Which lines contain the string "chart"? Please list every one of them.

## DATA TO PROCESS

----------

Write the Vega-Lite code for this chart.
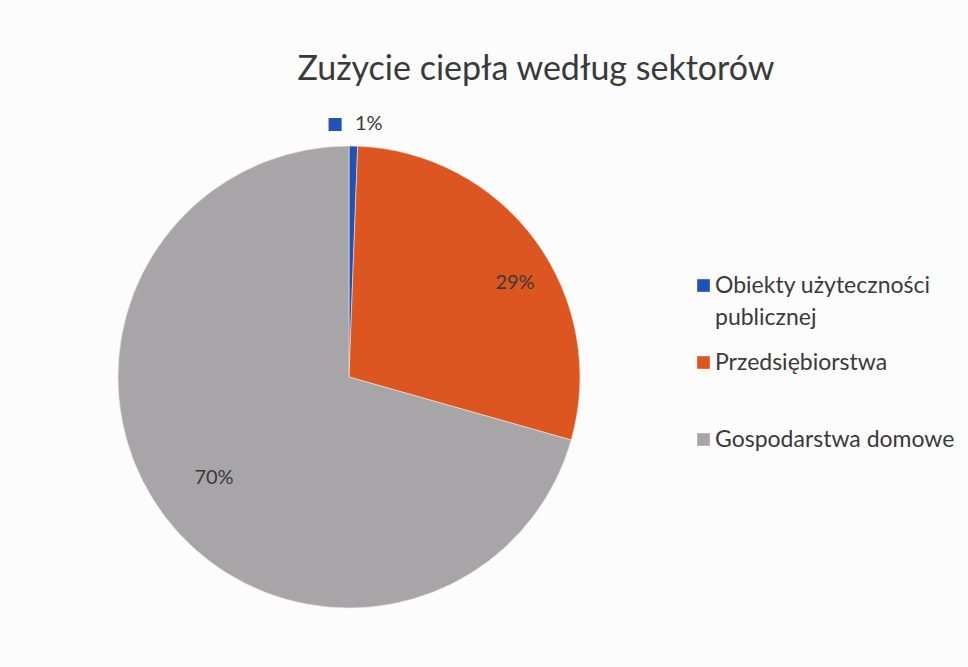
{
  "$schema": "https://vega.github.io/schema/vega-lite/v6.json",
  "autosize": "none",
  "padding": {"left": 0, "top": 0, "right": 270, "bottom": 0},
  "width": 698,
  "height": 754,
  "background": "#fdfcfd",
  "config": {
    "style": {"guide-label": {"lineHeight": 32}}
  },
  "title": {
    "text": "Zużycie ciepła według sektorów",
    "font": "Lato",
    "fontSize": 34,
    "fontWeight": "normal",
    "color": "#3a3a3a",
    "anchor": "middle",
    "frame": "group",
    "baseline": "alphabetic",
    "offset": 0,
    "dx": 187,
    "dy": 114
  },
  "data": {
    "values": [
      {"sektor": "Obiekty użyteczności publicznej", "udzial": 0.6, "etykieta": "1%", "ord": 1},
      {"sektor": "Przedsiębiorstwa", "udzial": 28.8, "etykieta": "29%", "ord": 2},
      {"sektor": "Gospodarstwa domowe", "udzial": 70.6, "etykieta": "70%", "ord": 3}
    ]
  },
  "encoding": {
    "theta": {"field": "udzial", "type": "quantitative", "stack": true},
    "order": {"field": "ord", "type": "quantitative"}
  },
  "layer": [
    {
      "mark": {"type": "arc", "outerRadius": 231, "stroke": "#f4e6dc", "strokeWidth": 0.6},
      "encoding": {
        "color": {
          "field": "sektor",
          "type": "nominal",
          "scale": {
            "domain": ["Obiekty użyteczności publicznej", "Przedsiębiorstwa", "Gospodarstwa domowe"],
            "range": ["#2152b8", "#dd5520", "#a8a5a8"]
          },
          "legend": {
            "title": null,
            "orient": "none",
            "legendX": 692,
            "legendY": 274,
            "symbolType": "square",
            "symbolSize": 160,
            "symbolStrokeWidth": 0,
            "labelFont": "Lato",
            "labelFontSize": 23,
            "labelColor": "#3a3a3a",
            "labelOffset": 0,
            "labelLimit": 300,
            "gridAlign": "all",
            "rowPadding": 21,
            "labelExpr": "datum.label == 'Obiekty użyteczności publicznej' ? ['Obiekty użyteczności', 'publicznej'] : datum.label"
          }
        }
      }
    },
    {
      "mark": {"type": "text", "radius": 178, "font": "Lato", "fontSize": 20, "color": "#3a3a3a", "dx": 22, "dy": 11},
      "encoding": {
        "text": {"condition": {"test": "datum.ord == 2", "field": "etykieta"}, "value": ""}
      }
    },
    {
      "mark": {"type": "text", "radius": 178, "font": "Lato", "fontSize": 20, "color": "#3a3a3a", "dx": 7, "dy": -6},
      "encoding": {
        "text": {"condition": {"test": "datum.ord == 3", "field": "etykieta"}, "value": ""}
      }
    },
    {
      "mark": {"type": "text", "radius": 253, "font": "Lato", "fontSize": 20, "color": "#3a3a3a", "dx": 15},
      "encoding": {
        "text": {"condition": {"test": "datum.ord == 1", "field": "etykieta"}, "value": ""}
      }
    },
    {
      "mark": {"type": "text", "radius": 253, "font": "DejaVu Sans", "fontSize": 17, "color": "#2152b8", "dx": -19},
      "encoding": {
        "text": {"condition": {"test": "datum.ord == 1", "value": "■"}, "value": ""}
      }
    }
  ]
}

----------

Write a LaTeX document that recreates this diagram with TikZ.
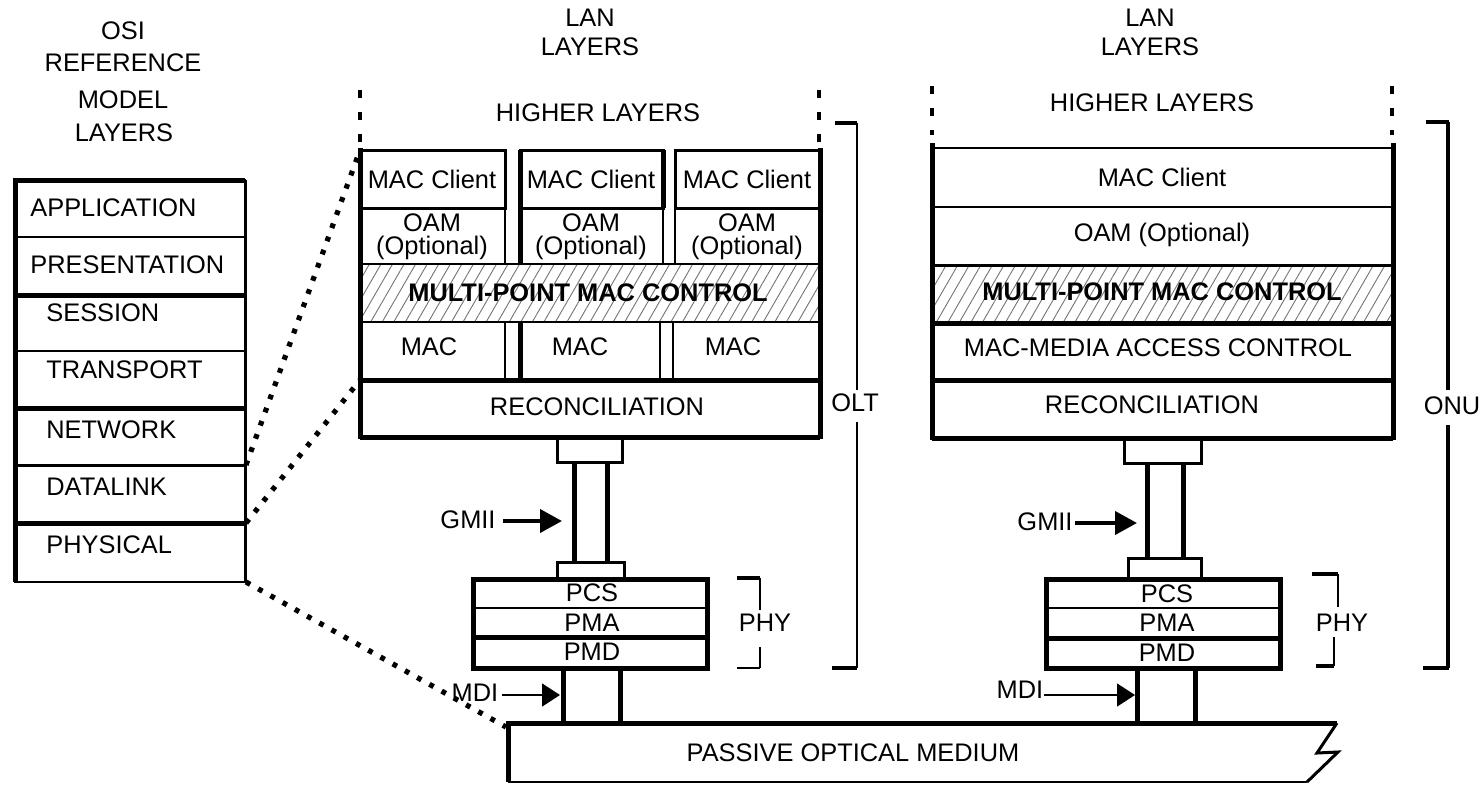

----------

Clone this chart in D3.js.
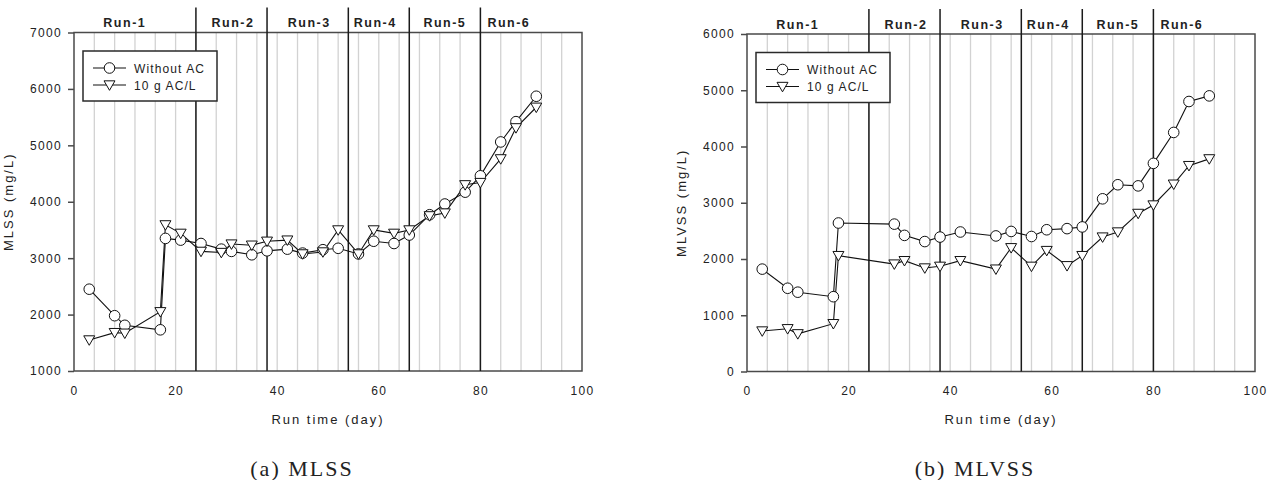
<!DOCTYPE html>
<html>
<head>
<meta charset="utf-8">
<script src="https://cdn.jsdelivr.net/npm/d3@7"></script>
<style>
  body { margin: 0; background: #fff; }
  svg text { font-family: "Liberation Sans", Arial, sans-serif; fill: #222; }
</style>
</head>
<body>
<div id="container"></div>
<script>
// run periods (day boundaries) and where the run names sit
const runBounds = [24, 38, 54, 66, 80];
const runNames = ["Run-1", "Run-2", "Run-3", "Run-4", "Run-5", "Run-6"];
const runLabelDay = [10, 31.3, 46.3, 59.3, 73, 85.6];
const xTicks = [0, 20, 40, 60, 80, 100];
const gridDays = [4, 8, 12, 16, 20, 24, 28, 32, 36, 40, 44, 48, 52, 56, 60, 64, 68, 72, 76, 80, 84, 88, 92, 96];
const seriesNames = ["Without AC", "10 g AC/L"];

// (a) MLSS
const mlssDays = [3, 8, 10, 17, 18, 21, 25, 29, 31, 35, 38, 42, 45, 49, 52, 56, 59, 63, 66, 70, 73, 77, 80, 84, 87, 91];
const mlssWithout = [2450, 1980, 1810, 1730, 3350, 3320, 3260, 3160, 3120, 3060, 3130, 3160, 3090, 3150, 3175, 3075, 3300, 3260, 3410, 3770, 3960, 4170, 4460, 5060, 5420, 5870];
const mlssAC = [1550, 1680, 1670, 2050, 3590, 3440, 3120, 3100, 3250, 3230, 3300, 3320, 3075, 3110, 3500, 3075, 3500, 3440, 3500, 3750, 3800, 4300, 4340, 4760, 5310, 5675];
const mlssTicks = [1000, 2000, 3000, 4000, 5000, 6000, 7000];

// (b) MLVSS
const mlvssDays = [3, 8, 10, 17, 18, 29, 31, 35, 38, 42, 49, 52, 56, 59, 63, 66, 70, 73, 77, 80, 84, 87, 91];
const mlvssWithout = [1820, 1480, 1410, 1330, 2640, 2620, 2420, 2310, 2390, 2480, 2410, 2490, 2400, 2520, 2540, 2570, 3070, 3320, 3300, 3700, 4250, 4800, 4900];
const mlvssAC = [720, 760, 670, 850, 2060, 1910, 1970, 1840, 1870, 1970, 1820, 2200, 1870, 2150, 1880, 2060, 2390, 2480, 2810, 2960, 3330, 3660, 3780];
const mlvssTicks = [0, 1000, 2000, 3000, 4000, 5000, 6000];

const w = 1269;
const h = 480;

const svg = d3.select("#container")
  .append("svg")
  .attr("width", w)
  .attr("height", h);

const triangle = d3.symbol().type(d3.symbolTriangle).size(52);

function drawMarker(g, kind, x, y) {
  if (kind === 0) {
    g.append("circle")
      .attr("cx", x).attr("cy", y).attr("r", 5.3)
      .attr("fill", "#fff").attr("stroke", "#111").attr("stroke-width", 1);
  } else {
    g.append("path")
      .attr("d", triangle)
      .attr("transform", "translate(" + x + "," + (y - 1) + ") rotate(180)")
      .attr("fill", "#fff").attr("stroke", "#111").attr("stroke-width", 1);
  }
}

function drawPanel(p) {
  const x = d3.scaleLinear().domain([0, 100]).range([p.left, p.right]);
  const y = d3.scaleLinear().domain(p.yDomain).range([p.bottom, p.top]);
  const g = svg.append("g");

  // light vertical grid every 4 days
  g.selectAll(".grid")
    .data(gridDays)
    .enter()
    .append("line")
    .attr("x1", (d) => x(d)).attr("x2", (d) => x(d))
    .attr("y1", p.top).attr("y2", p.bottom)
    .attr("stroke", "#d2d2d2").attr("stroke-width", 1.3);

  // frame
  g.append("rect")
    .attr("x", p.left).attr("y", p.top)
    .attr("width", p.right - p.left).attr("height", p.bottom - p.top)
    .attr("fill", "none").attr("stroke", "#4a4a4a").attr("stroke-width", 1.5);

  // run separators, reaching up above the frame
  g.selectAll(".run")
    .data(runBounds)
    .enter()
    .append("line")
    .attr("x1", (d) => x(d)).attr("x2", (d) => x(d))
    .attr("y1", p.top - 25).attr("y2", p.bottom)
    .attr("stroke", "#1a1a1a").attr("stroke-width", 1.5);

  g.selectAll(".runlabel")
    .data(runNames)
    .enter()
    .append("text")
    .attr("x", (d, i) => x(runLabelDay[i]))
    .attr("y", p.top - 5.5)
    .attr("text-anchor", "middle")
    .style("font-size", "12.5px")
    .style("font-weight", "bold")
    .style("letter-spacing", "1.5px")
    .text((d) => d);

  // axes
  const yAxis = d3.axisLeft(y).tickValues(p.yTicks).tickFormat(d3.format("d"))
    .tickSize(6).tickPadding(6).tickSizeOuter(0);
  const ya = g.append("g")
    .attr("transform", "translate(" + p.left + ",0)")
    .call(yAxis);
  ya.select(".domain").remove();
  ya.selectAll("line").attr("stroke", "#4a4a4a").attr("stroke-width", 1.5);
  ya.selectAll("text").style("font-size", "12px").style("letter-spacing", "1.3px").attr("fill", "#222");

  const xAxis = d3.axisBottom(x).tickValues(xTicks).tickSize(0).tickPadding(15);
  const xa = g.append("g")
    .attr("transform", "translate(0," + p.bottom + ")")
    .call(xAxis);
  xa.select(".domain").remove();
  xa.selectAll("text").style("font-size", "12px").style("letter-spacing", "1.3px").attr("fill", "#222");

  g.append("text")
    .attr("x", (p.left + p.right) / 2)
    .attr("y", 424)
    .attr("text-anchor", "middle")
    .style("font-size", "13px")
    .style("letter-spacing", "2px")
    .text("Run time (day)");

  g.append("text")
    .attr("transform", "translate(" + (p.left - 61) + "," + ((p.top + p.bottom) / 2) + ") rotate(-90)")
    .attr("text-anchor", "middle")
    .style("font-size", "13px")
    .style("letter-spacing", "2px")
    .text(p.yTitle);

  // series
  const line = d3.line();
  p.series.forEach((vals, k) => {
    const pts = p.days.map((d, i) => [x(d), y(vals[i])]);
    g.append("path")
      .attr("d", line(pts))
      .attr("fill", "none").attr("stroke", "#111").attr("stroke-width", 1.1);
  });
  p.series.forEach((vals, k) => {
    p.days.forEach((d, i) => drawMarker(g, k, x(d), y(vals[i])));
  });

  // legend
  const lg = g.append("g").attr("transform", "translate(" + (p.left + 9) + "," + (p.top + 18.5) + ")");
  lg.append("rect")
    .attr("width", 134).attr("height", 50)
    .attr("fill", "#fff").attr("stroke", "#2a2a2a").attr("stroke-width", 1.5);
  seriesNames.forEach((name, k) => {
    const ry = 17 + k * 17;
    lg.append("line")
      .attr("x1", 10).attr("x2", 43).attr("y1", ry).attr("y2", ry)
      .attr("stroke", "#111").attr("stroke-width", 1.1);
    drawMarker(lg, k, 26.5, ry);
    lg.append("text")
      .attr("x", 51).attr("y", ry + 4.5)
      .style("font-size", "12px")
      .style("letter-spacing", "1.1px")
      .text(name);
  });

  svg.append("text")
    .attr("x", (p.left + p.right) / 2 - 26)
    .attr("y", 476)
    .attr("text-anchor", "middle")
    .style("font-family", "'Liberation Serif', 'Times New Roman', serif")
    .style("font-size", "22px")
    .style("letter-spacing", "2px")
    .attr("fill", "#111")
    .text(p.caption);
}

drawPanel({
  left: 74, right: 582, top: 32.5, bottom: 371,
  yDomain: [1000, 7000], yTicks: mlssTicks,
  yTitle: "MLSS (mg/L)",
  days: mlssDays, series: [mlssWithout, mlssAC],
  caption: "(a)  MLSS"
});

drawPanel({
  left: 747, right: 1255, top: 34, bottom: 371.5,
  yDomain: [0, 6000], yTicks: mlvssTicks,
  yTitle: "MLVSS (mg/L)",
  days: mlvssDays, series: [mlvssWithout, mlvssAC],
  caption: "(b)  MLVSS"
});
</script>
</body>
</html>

----------

## WRITTEN REPLY
Write the Vega-Lite code for this chart.
Clone this chart in D3.js.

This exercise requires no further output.